Pumpkin Chocolate Chunk Muffins

Adapted from Smitten Kitchen

Prep time: about 5 minutes

Cook time: 20 - 25 minutes

Yields: 12 medium-size muffins

Ingredients:

  • 1 1/2 cups all-purpose flour
  • 1 teaspoon baking powder
  • 1 cup canned solid-pack pumpkin (from a 15 ounce can)
  • 1/3 cup vegetable oil
  • 2 large eggs
  • 1 teaspoon pumpkin-pie spice*
  • 1 cup plus 1 tablespoon sugar
  • 1/2 teaspoon baking soda
  • 1/2 teaspoon salt
  • approx 3/4 cup chocolate chunks or chips
  • 1 teaspoon cinnamon
Instructions:
  1. Put oven in middle position and preheat oven to 350°F. Put liners in muffin cups.
  2. Whisk together pumpkin, oil, eggs, pumpkin pie spice, 1 1/4 cups sugar, baking soda, and salt in a large bowl until smooth, then whisk in flour until just combined.

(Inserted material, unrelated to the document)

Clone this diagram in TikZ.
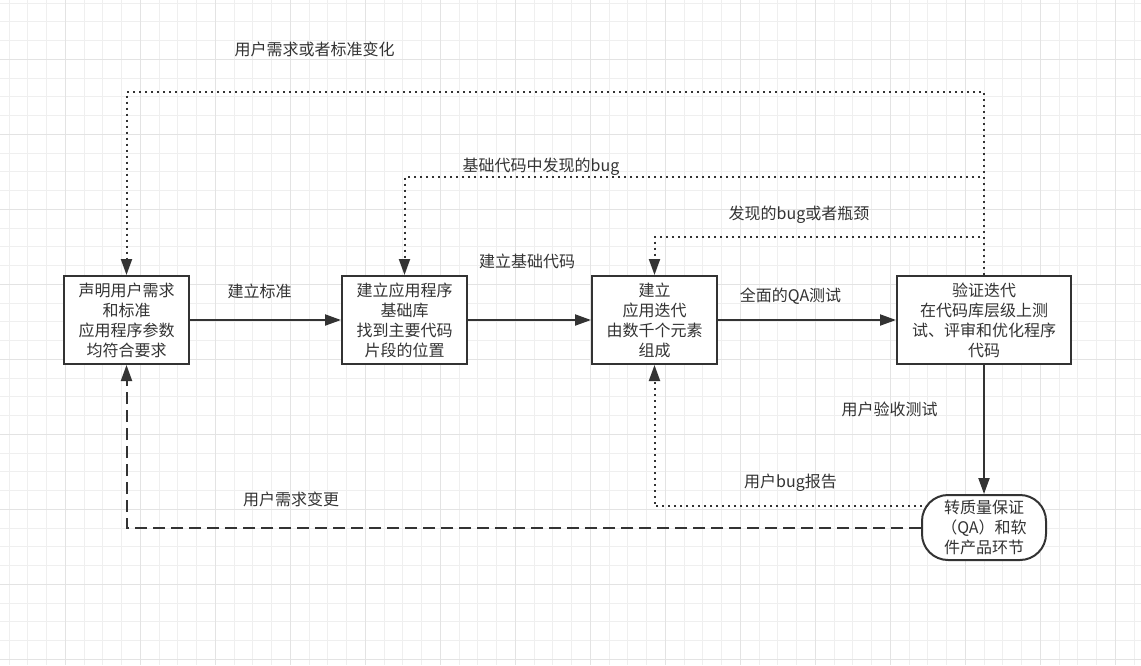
\documentclass[tikz,border=0pt]{standalone}
\usepackage{fontspec}
\setmainfont{Noto Sans CJK SC}
\usetikzlibrary{arrows.meta,positioning}
\definecolor{Ink}{HTML}{333333}
\definecolor{GridMinor}{HTML}{EFEFEF}
\definecolor{GridMajor}{HTML}{E3E3E3}
\tikzset{flow/.style={-{Triangle[length=16pt,width=11pt]},draw=Ink,line width=2pt},dotflow/.style={flow,dash pattern=on 2pt off 4pt},dashflow/.style={flow,dash pattern=on 12pt off 6pt},box/.style={draw=Ink,line width=2pt,fill=white,align=center,inner sep=2pt,minimum width=125pt,minimum height=88pt,text=Ink,font=\fontsize{16pt}{20pt}\selectfont},lbl/.style={text=Ink,inner sep=0pt,font=\fontsize{16pt}{20pt}\selectfont}}

\begin{document}
\begin{tikzpicture}[x=1pt,y=-1pt]
\useasboundingbox (0,0) rectangle (1141,665);
\fill[white] (0,0) rectangle (1141,665);
% grid paper
\foreach \i in {0,...,60} \draw[GridMinor,line width=1pt] ({9.05+18.75*\i},0) -- ({9.05+18.75*\i},665);
\foreach \j in {0,...,35} \draw[GridMinor,line width=1pt] (0,{3.05+18.75*\j}) -- (1141,{3.05+18.75*\j});
\foreach \i in {0,...,14} \draw[GridMajor,line width=1pt] ({65.3+75*\i},0) -- ({65.3+75*\i},665);
\foreach \j in {0,...,8} \draw[GridMajor,line width=1pt] (0,{59.3+75*\j}) -- (1141,{59.3+75*\j});
% stages
\node[box] (req) at (126.5,320) {声明用户需求\\和标准\\应用程序参数\\均符合要求};
\node[box,right=151pt of req] (base) {建立应用程序\\基础库\\找到主要代码\\片段的位置};
\node[box,right=123pt of base] (iter) {建立\\应用迭代\\由数千个元素\\组成};
\node[box,minimum width=174pt,right=178pt of iter] (verify) {验证迭代\\在代码库层级上测\\试、评审和优化程序\\代码};
\node[box,minimum width=124pt,minimum height=65pt,rounded corners=26pt,below=129pt of verify] (qa) {转质量保证\\（QA）和软\\件产品环节};
% forward flow
\draw[flow] (req) -- (base);\draw[flow] (base) -- (iter);\draw[flow] (iter) -- (verify);\draw[flow] (verify) -- (qa);
% feedback loops
\draw[dotflow] (verify.north) |- ([yshift=183pt]req.north) -- (req.north);
\draw[dotflow] (verify.north) |- ([yshift=98pt]base.north) -- (base.north);
\draw[dotflow] (verify.north) |- ([yshift=38pt]iter.north) -- (iter.north);
\draw[dotflow] ([shift={(7pt,21.5pt)}]qa.west) -| (iter.south);
\draw[dashflow] (qa.west) -| (req.south);
% labels
\node[lbl] (lblreq) at (314.5,49) {用户需求或者标准变化};
\node[lbl] (lblbase) at (541,167) {基础代码中发现的bug};
\node[lbl] (lbliter) at (799,215) {发现的bug或者瓶颈};
\node[lbl] (lblstd) at (259.5,291) {建立标准};
\node[lbl] (lblcode) at (527,261) {建立基础代码};
\node[lbl] (lblqa) at (790.5,296) {全面的QA测试};
\node[lbl] (lblaccept) at (889.5,409) {用户验收测试};
\node[lbl] (lblbug) at (790.5,483) {用户bug报告};
\node[lbl] (lblchange) at (291,499) {用户需求变更};
\end{tikzpicture}
\end{document}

Stir in the chocolate chunks.
  3. Stir together cinnamon and remaining 1 tablespoon sugar in another bowl.
  4. Divide batter among muffin cups (each should be about three-fourths full), then sprinkle tops with cinnamon-sugar mixture. Bake until puffed and golden brown and wooden pick or skewer inserted into the center of a muffin comes out clean, 20 to 25 minutes.
  5. Cool in pan on a rack five minutes, then transfer muffins from pan to rack and cool to warm or room temperature.
*Okay, I don't really "believe" in pumpkin pie spice. It's just one more thing to clutter my spice cabinet with. I mixed cinnamon (which was the major spice included), nutmeg, cloves & ginger together ... which, is essentially pumpkin pie spice. So ... if you don't have any on hand, make your own!

Enjoy with some coffee or a nice glass of milk!!